Vlahovic has guided the team since the 2011 season. Before then, former skipper Matt Schram led New Hope to back-to-back district titles in 2008 and ’09. The coaches and players believe this team is also poised to repeat as District One champs.

“We can defend our District One title; that’s one of our goals,” Vlahovic admitted.

“I feel extremely confident in our ability to repeat,” Dougherty added. “But we can’t rest on what we did last year; we need to work even harder to get back there.

“We’re going to have a target on our backs because people know we’re a good team. With the team we have, I feel confident we can go back-to-back; there’s just so much trust among all of these guys.”

Leading the Lions back onto the field is senior righthander Matt Benda, a first-team all-BAL Independence nominee who blanked both opponents in districts last year; he tossed a complete-game three-hitter in the district title tilt.

After going 9-2 last season, Benda will have plenty of help on the hill this year from an arsenal of eight New Hope pitchers, including southpaw Tucker Wittman, a senior who earned second-team all-BAL honors as a junior on the mound and as a utility infielder who led the team in batting, hitting .532.

Deven Smith, a 6’3”, 200-pound sophomore who also starts in the outfield, is back as the team’s closer, a role he thrived in last year.

“He has ice in his veins; he would come into the game late and wouldn’t flinch,” Vlahovic explained. “For a 14-year-old, that’s pretty impressive.”

Junior Connor Campbell is the Lions’ other corner outfielder, so New Hope has plenty of veteran leadership to rake in fly balls.
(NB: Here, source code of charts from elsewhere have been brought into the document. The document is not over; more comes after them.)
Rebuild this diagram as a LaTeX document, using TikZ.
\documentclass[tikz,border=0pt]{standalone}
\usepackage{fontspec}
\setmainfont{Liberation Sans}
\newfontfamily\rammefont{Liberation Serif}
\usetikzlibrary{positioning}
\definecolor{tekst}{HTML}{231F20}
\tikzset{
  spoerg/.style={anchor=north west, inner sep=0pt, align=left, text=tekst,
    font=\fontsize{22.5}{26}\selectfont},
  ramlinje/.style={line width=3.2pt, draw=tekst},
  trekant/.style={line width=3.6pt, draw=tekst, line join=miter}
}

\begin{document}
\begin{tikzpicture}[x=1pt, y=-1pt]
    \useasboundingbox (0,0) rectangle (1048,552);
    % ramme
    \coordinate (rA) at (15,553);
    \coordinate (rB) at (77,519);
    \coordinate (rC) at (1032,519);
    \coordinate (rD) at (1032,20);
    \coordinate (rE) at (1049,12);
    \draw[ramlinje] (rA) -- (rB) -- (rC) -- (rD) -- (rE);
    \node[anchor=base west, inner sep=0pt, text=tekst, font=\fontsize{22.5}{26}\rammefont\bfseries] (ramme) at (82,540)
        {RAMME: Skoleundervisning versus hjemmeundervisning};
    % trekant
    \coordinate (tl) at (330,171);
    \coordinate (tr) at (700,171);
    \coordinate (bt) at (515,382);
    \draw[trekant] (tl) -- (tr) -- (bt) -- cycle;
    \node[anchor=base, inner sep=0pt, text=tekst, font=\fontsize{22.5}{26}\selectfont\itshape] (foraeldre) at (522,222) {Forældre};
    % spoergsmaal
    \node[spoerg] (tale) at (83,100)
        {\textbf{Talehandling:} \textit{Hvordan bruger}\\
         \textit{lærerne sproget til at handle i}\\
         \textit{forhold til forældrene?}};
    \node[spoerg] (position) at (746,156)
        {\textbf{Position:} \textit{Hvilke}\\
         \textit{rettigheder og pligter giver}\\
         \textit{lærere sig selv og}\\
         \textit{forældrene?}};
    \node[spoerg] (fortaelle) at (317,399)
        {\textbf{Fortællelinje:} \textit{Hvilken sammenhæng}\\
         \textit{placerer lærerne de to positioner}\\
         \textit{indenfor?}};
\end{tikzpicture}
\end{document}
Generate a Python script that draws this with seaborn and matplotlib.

Of course, Mertz and Gawason are back at their respective posts in the infield and they’re joined by junior Mike Lehman, who is also returning.

Brand new behind the plate is catcher John Mangan, who takes the position at backstop for the departed Dan Doherty, the second-leading hitter in 2017 after batting .482. Dan’s brother, Blake, a 6’3”, 215-pound junior who also pitches, takes over at first base for the departed Brendan Shadle, who earned the team QAB trophy last year.

For the third straight season, the Lions are hosting what they call their Unified Game on April 14. Held each year in support of Special Olympics, the game pits the New Hope varsity team against a group of players from neighboring Solebury School. Selected Special Olympians pitch and catch.

“They’re given a gift to be able to play a sport,” Vlahovic explained. “It’s important that they realize that and that they give back to people who don’t have those opportunities.”

Vlahovic is hoping that the idea catches on and that other schools agree to participate in the Special Olympics event.